Last week, the school board responded to Dagley. At a County Council hearing, school board vice president Sharon W. Cox (At Large) said Dagley's report was incomplete because it failed to take into account several factors, including past policy decisions and the money the county could recoup if it sold the Seven Locks property.

But Nancy Navarro (Northeastern County) and Valerie Ervin (Silver Spring), both of whom joined the board in 2004, are questioning who gave Cox the authority to speak for the board. Ervin and Navarro said the full board never had a meeting to draft its response to Dagley.

"I feel really outraged such a statement would be released when the board never discussed it," Navarro said in an interview. "To me it raises a red flag, which underlines the issue of Seven Locks, which is sharing information.
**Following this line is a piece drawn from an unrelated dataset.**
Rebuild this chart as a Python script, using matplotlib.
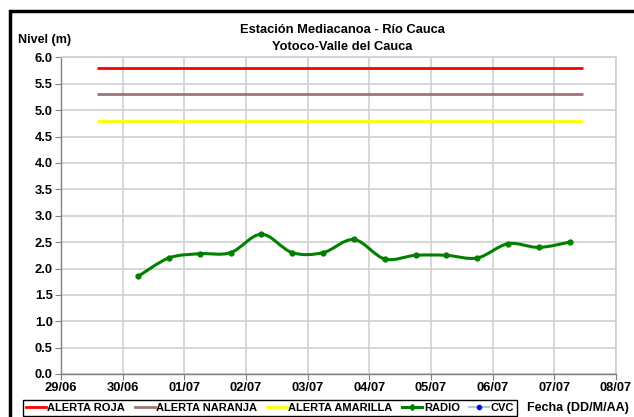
import matplotlib
matplotlib.use("Agg")
import matplotlib.pyplot as plt
import matplotlib.dates as mdates
from matplotlib.path import Path
from matplotlib.patches import PathPatch, Rectangle
from matplotlib.lines import Line2D
import pandas as pd
import numpy as np

plt.rcParams['font.family'] = ['Liberation Sans', 'DejaVu Sans']

# niveles de alerta (m)
alert_labels = ['ALERTA ROJA', 'ALERTA NARANJA', 'ALERTA AMARILLA']
alert_levels = [5.8, 5.3, 4.8]
alert_colors = ['#FF0000', '#A07474', '#FFFF00']
alert_span = ['2014-06-29 14:00', '2014-07-07 11:00']

# lecturas de la estacion (RADIO)
radio_times = ['2014-06-30 06:00', '2014-06-30 18:00', '2014-07-01 06:00', '2014-07-01 18:00',
               '2014-07-02 06:00', '2014-07-02 18:00', '2014-07-03 06:00', '2014-07-03 18:00',
               '2014-07-04 06:00', '2014-07-04 18:00', '2014-07-05 06:00', '2014-07-05 18:00',
               '2014-07-06 06:00', '2014-07-06 18:00', '2014-07-07 06:00']
radio_values = [1.85, 2.20, 2.28, 2.30, 2.65, 2.30, 2.30, 2.55,
                2.18, 2.25, 2.25, 2.20, 2.47, 2.40, 2.50]

x_ticks = pd.date_range('2014-06-29', '2014-07-08', freq='D')
y_ticks = np.arange(0, 6.01, 0.5)


def smooth_path(xs, ys):
    # curva tipo Excel "linea suavizada" (Catmull-Rom -> bezier cubica)
    pts = list(zip(xs, ys))
    verts = [pts[0]]
    codes = [Path.MOVETO]
    n = len(pts)
    for i in range(n - 1):
        p0 = pts[i - 1] if i > 0 else pts[i]
        p1 = pts[i]
        p2 = pts[i + 1]
        p3 = pts[i + 2] if i + 2 < n else pts[i + 1]
        c1 = (p1[0] + (p2[0] - p0[0]) / 6, p1[1] + (p2[1] - p0[1]) / 6)
        c2 = (p2[0] - (p3[0] - p1[0]) / 6, p2[1] - (p3[1] - p1[1]) / 6)
        verts += [c1, c2, p2]
        codes += [Path.CURVE4] * 3
    return Path(verts, codes)


fig = plt.figure(figsize=(6.34, 4.17), dpi=100)
ax = fig.add_axes([61 / 634, 1 - 374 / 417, (616 - 61) / 634, (374 - 57.5) / 417])

t0, t1 = pd.to_datetime(alert_span)
for lvl, col, lab in zip(alert_levels, alert_colors, alert_labels):
    ax.plot([t0, t1], [lvl, lvl], color=col, lw=2, label=lab, solid_capstyle='butt')

rt = pd.to_datetime(radio_times)
xn = mdates.date2num(rt)
ax.add_patch(PathPatch(smooth_path(xn, radio_values), fill=False, edgecolor='#008000', lw=2.2))
ax.plot(rt, radio_values, ls='none', marker='o', ms=3.5, color='#008000')

ax.set_xlim(x_ticks[0], x_ticks[-1])
ax.set_ylim(0, 6)
ax.set_xticks(x_ticks)
ax.set_xticklabels([d.strftime('%d/%m') for d in x_ticks], fontweight='bold')
ax.set_yticks(y_ticks)
ax.set_yticklabels([f'{v:.1f}' for v in y_ticks], fontweight='bold')
ax.tick_params(labelsize=9.3, length=4, color='#808080', pad=2)
ax.grid(True, color='#D0D0D0', lw=1.2)
ax.set_axisbelow(True)
for s in ['top', 'right']:
    ax.spines[s].set_color('#D0D0D0')
    ax.spines[s].set_linewidth(1.2)
for s in ['left', 'bottom']:
    ax.spines[s].set_color('#808080')
    ax.spines[s].set_linewidth(1.0)

fig.text(342 / 634, 1 - 30 / 417, 'Estación Mediacanoa - Río Cauca', ha='center', va='center',
         fontsize=9.3, fontweight='bold')
fig.text(342 / 634, 1 - 47 / 417, 'Yotoco-Valle del Cauca', ha='center', va='center',
         fontsize=9.3, fontweight='bold')
fig.text(18 / 634, 1 - 40 / 417, 'Nivel (m)', ha='left', va='center', fontsize=9, fontweight='bold')
fig.text(578 / 634, 1 - 408 / 417, 'Fecha (DD/M/AA)', ha='center', va='center', fontsize=9,
         fontweight='bold')

handles = [Line2D([], [], color=c, lw=2) for c in alert_colors]
handles.append(Line2D([], [], color='#008000', lw=2.2, marker='D', ms=3))
handles.append(Line2D([], [], color='#B8C4DC', lw=1.5, marker='o', ms=3, mfc='#0000FF', mec='#0000FF'))
labels = alert_labels + ['RADIO', 'CVC']
fig.legend(handles, labels, loc='lower left', bbox_to_anchor=(23 / 634, 1 / 417), ncol=5,
           prop={'size': 8, 'weight': 'bold'}, frameon=True, fancybox=False, edgecolor='black',
           framealpha=1, handlelength=1.8, handletextpad=0.15, columnspacing=0.85, borderpad=0.25,
           borderaxespad=0)

# marco negro exterior
fig.patches.append(Rectangle((10 / 634, -0.2), 1.2, 1.2 - 11 / 417, transform=fig.transFigure,
                             fill=False, edgecolor='black', lw=2.5))

fig.savefig('out.png', dpi=100)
Who is deciding what options are better than another?"

Ervin was equally upset. "The board's self-proclaimed leader goes to the County Council on behalf of board members, and we have no idea what is in these documents," she said.

Cox, who has previously served as board president and is in her second term, said there was no reason to discuss the system's response with the full board.

"The presentation was about decisions the board already made," Cox said. "There was no way for the board to meet again to rehash our experience on the issue."

Board member Patricia O'Neill (Bethesda-Chevy Chase) conceded that the panel never discussed its response to the inspector general's report. But she said that Navarro and Ervin did not volunteer any concerns about Bagley's report during the previous two school board meetings. "If you are upset about something, you need to raise it with colleagues, and you need to raise it in a timely fashion," O'Neill said.

But it is clear Navarro and Ervin's comments touched a nerve.

"Navarro is very new to the board, and I think she is subject to political pressures" from council members and other elected officials, Cox said.

Other board members have taken aim at Ervin's dissent by restarting an old whispering campaign. They contend she has a conflict of interest because she also works for Council President George L. Leventhal (D-At Large).